In our galaxy alone, there are more than a billion stars, and according to eminent astronomer Professor Archibald Roy, of Glasgow University, and also believes that at least one-fifth are stable and cool like our own Sun. About half of those billion stars, also have planets-the most important single requirement for developing life, Professor Archibald Roy thinks so. Astronomers hope that many of these planets will be surrounded be organic ‘fog’ containing DNA-like molecules which could be the key to life itself.
In the late fifties, the Chinese-born astrophysicist Su-Shu Huang of Northwestern University, Illinois, described the types of conditions in which life could exist beyond our galaxy. It should be neither too hot, so that water would evaporate, nor too cold, sot that it would be permanently frozen. With a combination like this, there is no logical reason why extraterrestrial life should not take root and flourish.
The dream of sending or receiving messages from aliens in outer space has been as old as man himself. The Morse code had been one of the first steps to contacting aliens, as the Morse code work with using flashes of light. It was this which gave the French inventor Charles Cros the idea to make a giant mirror. He would use it to flash light from the sun which would be reflected from Earth to Mars, in hope of making contact with aliens. The mirror would be tilted back and forth so that the flashes of light could be flashed on and off. The problem was the mirror had to so big that it would be impossible to tilt, and also how would Cros know that aliens would even respond to flashes of light.
Later on Thomas Edison, had come up with a more practical idea which was to line up electrical bulbs on a giant raft on Lake Michigan, USA, with arms ten miles long. These would be switched on for ten minutes and then switched off for ten minutes, giving a clear indication in space that there is intelligent life forms on earth as well. Thomas Edison could not continue his idea due to pressure from the government to help out on projects somewhere else in the USA.
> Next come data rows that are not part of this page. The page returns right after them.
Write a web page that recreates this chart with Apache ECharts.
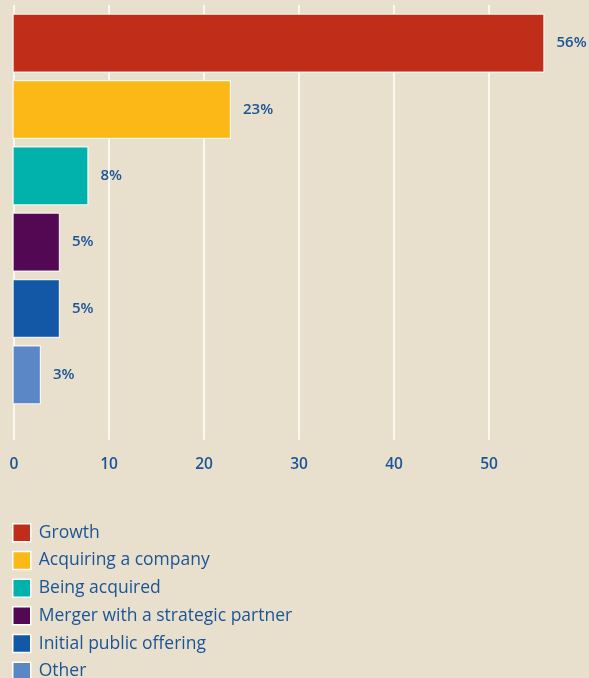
<!DOCTYPE html>
<html>
<head>
<meta charset="utf-8">
<script src="https://cdn.jsdelivr.net/npm/echarts@6/dist/echarts.min.js"></script>
<style>
  html, body { margin: 0; padding: 0; background: #e8dfcd; }
  #chart { width: 589px; height: 678px; }
</style>
</head>
<body>
<div id="chart"></div>
<script>
// Outcomes, share of respondents (%)
const categories = ['Growth', 'Acquiring a company', 'Being acquired', 'Merger with a strategic partner', 'Initial public offering', 'Other'];
const values = [56, 23, 8, 5, 5, 3];
const colors = ['#c02e1a', '#fbb817', '#00b1ac', '#530853', '#1258a7', '#5b87c6'];
const tickValues = [0, 10, 20, 30, 40, 50];

const textBlue = '#1b5596';
const font = '"Open Sans", "Noto Sans", sans-serif';

// One series per category so each gets its own legend entry; stacking keeps
// every bar centred in its own row.
const series = categories.map((name, i) => ({
  name: name,
  type: 'bar',
  stack: 'all',
  xAxisIndex: 1,
  yAxisIndex: 1,
  barWidth: 59,
  data: categories.map((c, j) => (j === i ? values[i] : null)),
  itemStyle: { color: colors[i], borderColor: 'rgba(255,255,255,0.85)', borderWidth: 1.2 },
  label: {
    show: true,
    position: 'right',
    distance: 12,
    formatter: p => p.value + '%',
    color: textBlue,
    fontFamily: font,
    fontSize: 15,
    fontWeight: 600
  },
  z: 3
}));

const chart = echarts.init(document.getElementById('chart'), null, { renderer: 'canvas' });
chart.setOption({
  backgroundColor: '#e8dfcd',
  animation: false,
  grid: [
    // gridlines and tick labels
    { left: 14, top: 5, width: 475, height: 435, containLabel: false },
    // bars
    { left: 12.5, top: 10, width: 570, height: 398, containLabel: false }
  ],
  xAxis: [
    {
      gridIndex: 0, type: 'value', min: tickValues[0], max: tickValues[tickValues.length - 1], interval: 10,
      axisLine: { show: false }, axisTick: { show: false },
      splitLine: { show: true, lineStyle: { color: '#fbf8f2', width: 2 } },
      axisLabel: { color: textBlue, fontFamily: font, fontSize: 15.5, fontWeight: 600, margin: 17 }
    },
    {
      gridIndex: 1, type: 'value', min: 0, max: 60,
      show: false, splitLine: { show: false }
    }
  ],
  yAxis: [
    { gridIndex: 0, type: 'value', show: false, splitLine: { show: false } },
    {
      gridIndex: 1, type: 'category', data: categories, inverse: true,
      show: false
    }
  ],
  legend: {
    orient: 'vertical',
    left: 12,
    top: 523,
    height: 300,
    padding: 0,
    itemWidth: 18,
    itemHeight: 18,
    itemGap: 8.2,
    icon: 'rect',
    data: categories,
    textStyle: { color: textBlue, fontFamily: font, fontSize: 17.5, fontWeight: 500, lineHeight: 18, padding: [0, 0, 0, 3] },
    itemStyle: { borderColor: '#ffffff', borderWidth: 1.5 }
  },
  series: series
});
</script>
</body>
</html>
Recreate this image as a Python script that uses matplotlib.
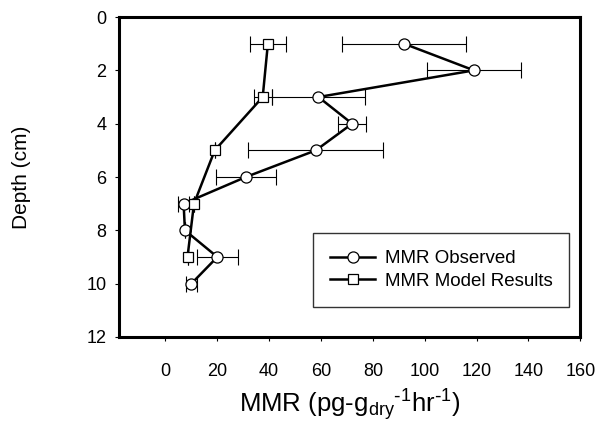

Nevertheless, one Paris newspaper publisher of the time was ready to offer a prize of hundred thousand francs to anyone who could make contact with alien life in our own galaxy, or even further in space. There was an exception in the competition, which was that if any one would have contact with alien life and it was from Mars, that person would not get the prize money. The publisher explained that since everyone was pretty certain there was probably intelligent life on Mars anyway, communicating with aliens would be too easy, and therefore it would be risking the publishers money. No one claimed the prize.